St Brothen's Church, Llanfrothen, is situated within a graveyard whose northern boundaries retain their original curvilinear shape, although those delineating its southern section have been straightened. The churchyard has been extended to the south-east. Its entrance was originally on the northern side. The slope upon which the church stands was originally part of the seashore, and was washed by the tides. This was close to the beginning of the dangerous route across the sands from Ardudwy to Eifionydd (the other end of which is marked by St Bueno's Church, Penmorfa). In the early nineteenth century an embankment was built across the Glaslyn estuary, meaning that the church is no longer adjacent to the sea. The church was first mentioned in documents of1292-3. A holy well (NPRN 32393), noted in the seventeenth century, cannot now be located. There is an eighteenth century mounting block north of the churchyard (NPRN 43847).
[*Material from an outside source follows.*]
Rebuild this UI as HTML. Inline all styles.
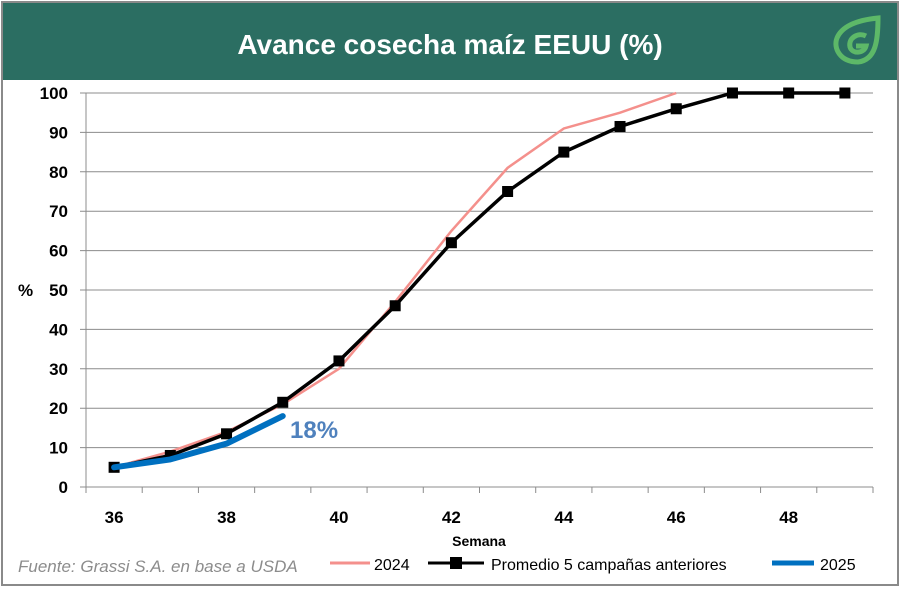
<!DOCTYPE html>
<html><head><meta charset="utf-8"><style>
html,body{margin:0;padding:0;background:#fff;}
body{width:901px;height:588px;position:relative;overflow:hidden;font-family:"Liberation Sans",sans-serif;}
</style></head><body>
<svg width="901" height="588" xmlns="http://www.w3.org/2000/svg">
<rect x="2" y="2" width="896" height="583" fill="#fff" stroke="#8a8a8a" stroke-width="2"/>
<rect x="3" y="3" width="894" height="77" fill="#2B6E62"/>
<text x="450" y="54" text-anchor="middle" font-size="28" font-weight="bold" fill="#fff" font-family="Liberation Sans, sans-serif">Avance cosecha maíz EEUU (%)</text>
<g fill="none" stroke="#5DB868" stroke-width="5">
<path d="M878 18 C 878 40, 876 60, 858 62 C 840 62, 833 48, 837 38 C 842 26, 858 20, 878 18 Z"/>
<path d="M866 36 C 858 32, 848 38, 850 47 C 852 54, 864 54, 866 46 L 856 46"/>
</g>
<g id="grid"></g>
<g id="axes"></g>
<g id="series"></g>
<text x="18" y="296" font-size="17" font-weight="bold" fill="#000">%</text>
<text x="479" y="546" text-anchor="middle" font-size="14" font-weight="bold" fill="#000">Semana</text>
<text x="290" y="438" font-size="24" font-weight="bold" fill="#4F81BD">18%</text>
<text x="18" y="572" font-size="17" font-style="italic" fill="#8c8c8c">Fuente: Grassi S.A. en base a USDA</text>
<g>
<line x1="330" y1="563" x2="370" y2="563" stroke="#F4908C" stroke-width="3"/>
<text x="374" y="570" font-size="16" fill="#000">2024</text>
<line x1="428" y1="563" x2="484" y2="563" stroke="#000" stroke-width="3"/>
<rect x="450" y="557" width="12" height="12" fill="#000"/>
<text x="491" y="570" font-size="16" fill="#000">Promedio 5 campañas anteriores</text>
<line x1="772" y1="563" x2="814" y2="563" stroke="#0070C0" stroke-width="5"/>
<text x="820" y="570" font-size="16" fill="#000">2025</text>
</g>
</svg>
<script>
const weeks=[36,37,38,39,40,41,42,43,44,45,46,47,48,49];
const yTicks=[0,10,20,30,40,50,60,70,80,90,100];
const s2024=[5,9,14,21,30,47,65,81,91,95,100];
const promedio=[5,8,13.5,21.5,32,46,62,75,85,91.5,96,100,100,100];
const s2025=[5,7,11,18];
const NS='http://www.w3.org/2000/svg';
const L=86,R=873,T=93,B=487;
const cw=(R-L)/weeks.length;
function x(i){return L+cw*(i+0.5);}
function y(v){return B-(v/100)*(B-T);}
function mk(tag,attrs,parent){const e=document.createElementNS(NS,tag);for(const k in attrs)e.setAttribute(k,attrs[k]);parent.appendChild(e);return e;}
const grid=document.getElementById('grid'),axes=document.getElementById('axes'),series=document.getElementById('series');
yTicks.forEach(v=>{
 const g=mk('line',{x1:L-6,x2:R,y1:y(v),y2:y(v),stroke:'#8c8c8c','stroke-width':1},grid);
 
 
 const t=mk('text',{x:L-18,y:y(v)+6,'text-anchor':'end','font-size':17,'font-weight':'bold',fill:'#000'},axes);
 t.textContent=v;
 
 
});
const ya=mk('line',{x1:L,x2:L,y1:T,y2:B+6,stroke:'#8c8c8c','stroke-width':1},axes);


for(let i=0;i<=weeks.length;i++){
 const tk=mk('line',{x1:L+cw*i,x2:L+cw*i,y1:B,y2:B+6,stroke:'#8c8c8c'},axes);
 
 
}
weeks.forEach((w,i)=>{ if(i%2===0){
 const t=mk('text',{x:x(i),y:B+36,'text-anchor':'middle','font-size':17,'font-weight':'bold',fill:'#000'},axes);
 t.textContent=w;
 
 
}});
function pts(arr){return arr.map((v,i)=>x(i)+','+y(v)).join(' ');}
const l24=mk('polyline',{points:pts(s2024),fill:'none',stroke:'#F4908C','stroke-width':2.5},series);


const lp=mk('polyline',{points:pts(promedio),fill:'none',stroke:'#000','stroke-width':3.5},series);


promedio.forEach((v,i)=>{
 const m=mk('rect',{x:x(i)-5.5,y:y(v)-5.5,width:11,height:11,fill:'#000'},series);
 
 
});
const l25=mk('polyline',{points:pts(s2025),fill:'none',stroke:'#0070C0','stroke-width':6,'stroke-linecap':'round','stroke-linejoin':'round'},series);


</script>
</body></html>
The church is a Grade I listed building. It consists of a continuous nave and chancel with a western bellcote and a south porch. Measurements of the nave and chancel are given as 72ft 6inches length x 26ft width. The triple lancet east window dates to the thirteenth century. There are opposing doorways at the west end, although the south one has been plastered over. The north door has a pointed arch, and both are the thought to be thirteenth century in date. The felling of timber used in the rood screen has been dated to between 1496 and 1506. The screen consists of a central door with four bays either side. To the east of the screen another beam, with a series of triangular cuts on its underside, rests on wall plates. It is thought that this was originally part of the rood loft. Another carved plank, decorated with a vine leaf pattern, is situated behind the altar. It is supported between two seventeenth century bench ends, and is thought to have been a roof timber. The arch-braced roof trusses and purlins are thought to be fifteenth century in date. The octagonal font is thought to date to the late fifteenth century. Traces of wall paint have been found on the north wall. Windows were inserted in the north and south walls of the chancel in the late seventeenth or early eighteenth century. Other windows were inserted in the nineteenth century. The present seating was added in the nineteenth and twentieth centuries. The porch is modern. The church building is no longer in use. Today only a few scattered houses and the redundant church remain of the former settlement. The new settlement, with its nineteenth century church, St Catherine's (NPRN 43862) is some three quarters of a mile to the north-west.
Wallpaintings:
Screen dated 1496–1506
Sources include:
Beverley Smith, J, Beverley Smith, Ll, 2001, History of Merioneth II, 357-8
Gwynedd Archaeological Trust, 2000, Historic churches of Gwynedd: gazetteer, 391
Richard Suggett, Painted Temples: Wallpaintings and Rood-screens in Welsh Churches, 1200–1800, (RCAHMW 2021), pp. 66–7.